For the first question (Are these integrals known?), Altough OP is not interested integrals now, turned his attention to series:

First we need to compute the derivative of $K=K(k)=\int_0^{\pi/2}\frac{1}{\Delta}d\phi$ where $\Delta=\sqrt{1-k^2\sin^2\phi}\,\,\,$: $$\frac{dK}{dk}=\int_0^{\pi/2}-\frac{\Delta'}{\Delta^2}d\phi=\int_0^{\pi/2}\frac{k\sin^2\phi}{\Delta^3}d\phi=\frac1k\int_0^{\pi/2}(\frac{1}{\Delta^3}-\frac1\Delta)\,d\phi=\frac{E-(1-k^2)K}{k(1-k^2)}$$ due to the reduction formula $$\int\frac1{\Delta^3}d\phi=-\frac{k^2\sin\phi\cos\phi}{(1-k^2)\Delta}+\frac{1}{(1-k^2)}\int\Delta\,d\phi.$$ Note that $E=E(k)=\int_0^{\pi/2}\Delta\,d\phi$.

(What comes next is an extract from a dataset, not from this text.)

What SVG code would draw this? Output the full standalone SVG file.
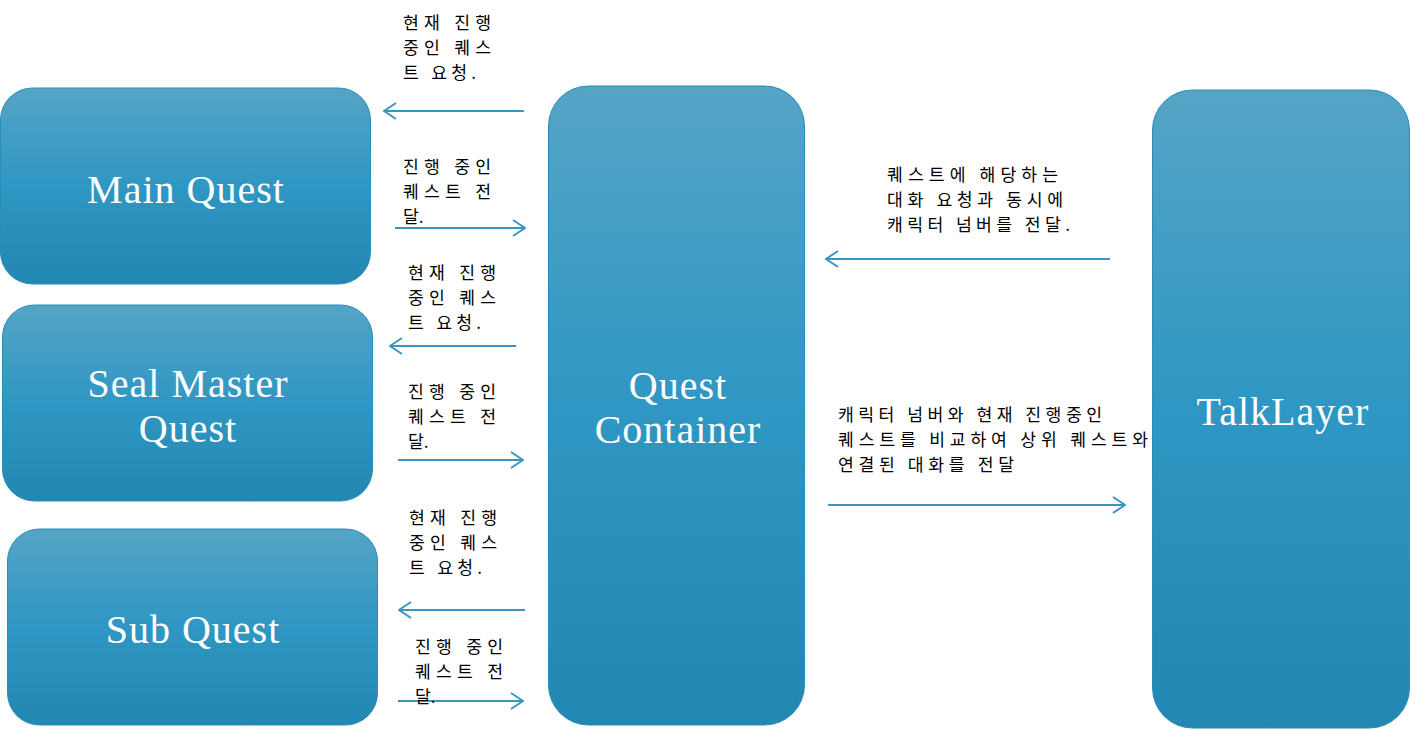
<svg xmlns="http://www.w3.org/2000/svg" width="1410" height="730" viewBox="0 0 1410 730">
<style>
.box{fill:url(#g);stroke:#2a8db8;stroke-width:1}
.lbl{font-family:"Liberation Serif","DejaVu Serif",serif;font-size:40px;letter-spacing:1px;fill:#ffffff;text-anchor:middle}
.note{font-family:"Noto Sans CJK KR","Noto Sans",sans-serif;font-size:17.2px;fill:#000000}
.arr{stroke:#3a96c0;stroke-width:2;fill:none;marker-end:url(#ah)}
</style>
<defs>
<linearGradient id="g" x1="0" y1="0" x2="0" y2="1">
<stop offset="0" stop-color="#55a4c6"/>
<stop offset="0.5" stop-color="#2f97c3"/>
<stop offset="1" stop-color="#2287b2"/>
</linearGradient>
<marker id="ah" viewBox="0 0 14 18" refX="13" refY="9" markerWidth="14" markerHeight="18" markerUnits="userSpaceOnUse" orient="auto">
<path d="M1,1 L13,9 L1,17" fill="none" stroke="#3a96c0" stroke-width="2"/>
</marker>
</defs>
<rect width="1410" height="730" fill="#ffffff"/>
<g id="main-quest">
<rect class="box" x="0.5" y="88" width="370" height="196" rx="32"/>
<text class="lbl" x="186" y="203">Main Quest</text>
</g>
<g id="seal-master-quest">
<rect class="box" x="2.5" y="305" width="370" height="196" rx="32"/>
<text class="lbl" x="188" y="397">Seal Master</text>
<text class="lbl" x="188" y="442">Quest</text>
</g>
<g id="sub-quest">
<rect class="box" x="7.5" y="529" width="370" height="196" rx="32"/>
<text class="lbl" x="193" y="643">Sub Quest</text>
</g>
<g id="quest-container">
<rect class="box" x="548.5" y="86" width="256" height="639" rx="40"/>
<text class="lbl" x="678" y="399">Quest</text>
<text class="lbl" x="678" y="443">Container</text>
</g>
<g id="talklayer">
<rect class="box" x="1152.5" y="90" width="257" height="638" rx="40"/>
<text class="lbl" x="1283" y="425">TalkLayer</text>
</g>
<g id="connectors">
<line class="arr" x1="524" y1="111" x2="384" y2="111"/>
<line class="arr" x1="395" y1="228" x2="525" y2="228"/>
<line class="arr" x1="516" y1="346" x2="390" y2="346"/>
<line class="arr" x1="398" y1="460" x2="523" y2="460"/>
<line class="arr" x1="525" y1="610" x2="399" y2="610"/>
<line class="arr" x1="398" y1="701" x2="523" y2="701"/>
<line class="arr" x1="1110" y1="259" x2="826" y2="259"/>
<line class="arr" x1="828" y1="505" x2="1125" y2="505"/>
</g>
<g id="labels">
<text class="note" x="403" y="29" textLength="88">현재 진행</text>
<text class="note" x="403" y="54" textLength="88">중인 퀘스</text>
<text class="note" x="403" y="79" textLength="73">트 요청.</text>
<text class="note" x="403" y="173" textLength="88">진행 중인</text>
<text class="note" x="403" y="198" textLength="88">퀘스트 전</text>
<text class="note" x="403" y="223">달.</text>
<text class="note" x="408" y="279" textLength="88">현재 진행</text>
<text class="note" x="408" y="304" textLength="88">중인 퀘스</text>
<text class="note" x="408" y="329" textLength="73">트 요청.</text>
<text class="note" x="408" y="398" textLength="88">진행 중인</text>
<text class="note" x="408" y="423" textLength="88">퀘스트 전</text>
<text class="note" x="408" y="448">달.</text>
<text class="note" x="409" y="524" textLength="88">현재 진행</text>
<text class="note" x="409" y="549" textLength="88">중인 퀘스</text>
<text class="note" x="409" y="574" textLength="73">트 요청.</text>
<text class="note" x="415" y="653" textLength="88">진행 중인</text>
<text class="note" x="415" y="678" textLength="88">퀘스트 전</text>
<text class="note" x="415" y="703">달.</text>
<text class="note" x="887" y="181" textLength="171">퀘스트에 해당하는</text>
<text class="note" x="887" y="206" textLength="176">대화 요청과 동시에</text>
<text class="note" x="887" y="231" textLength="183">캐릭터 넘버를 전달.</text>
<text class="note" x="838" y="421" textLength="264">캐릭터 넘버와 현재 진행중인</text>
<text class="note" x="838" y="446" textLength="310">퀘스트를 비교하여 상위 퀘스트와</text>
<text class="note" x="838" y="471" textLength="176">연결된 대화를 전달</text>
</g>
</svg>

Now we can check: $$\frac{d}{dk}\left(\frac{K^2(2-k^2)}{4}\right)=\frac12K\frac{dK}{dk}(2-k^2)-\frac12kK^2=\frac12K\frac{E-(1-k^2)K}{k(1-k^2)}(2-k^2)-\frac12kK^2\\ =-\frac{K^2}{k}+\frac{2-k^2}{2k(1-k^2)}EK=R(k).$$ Therefore, $\int_0^{l}R(k)dk=\frac{K(l)^2(2-l^2)}{4}-\frac{K(0)^2(2-0^2)}{4}=\frac{K(l)^2(2-l^2)}{4}-\frac{\pi^2}{8}$, since $K(0)=\frac\pi 2$.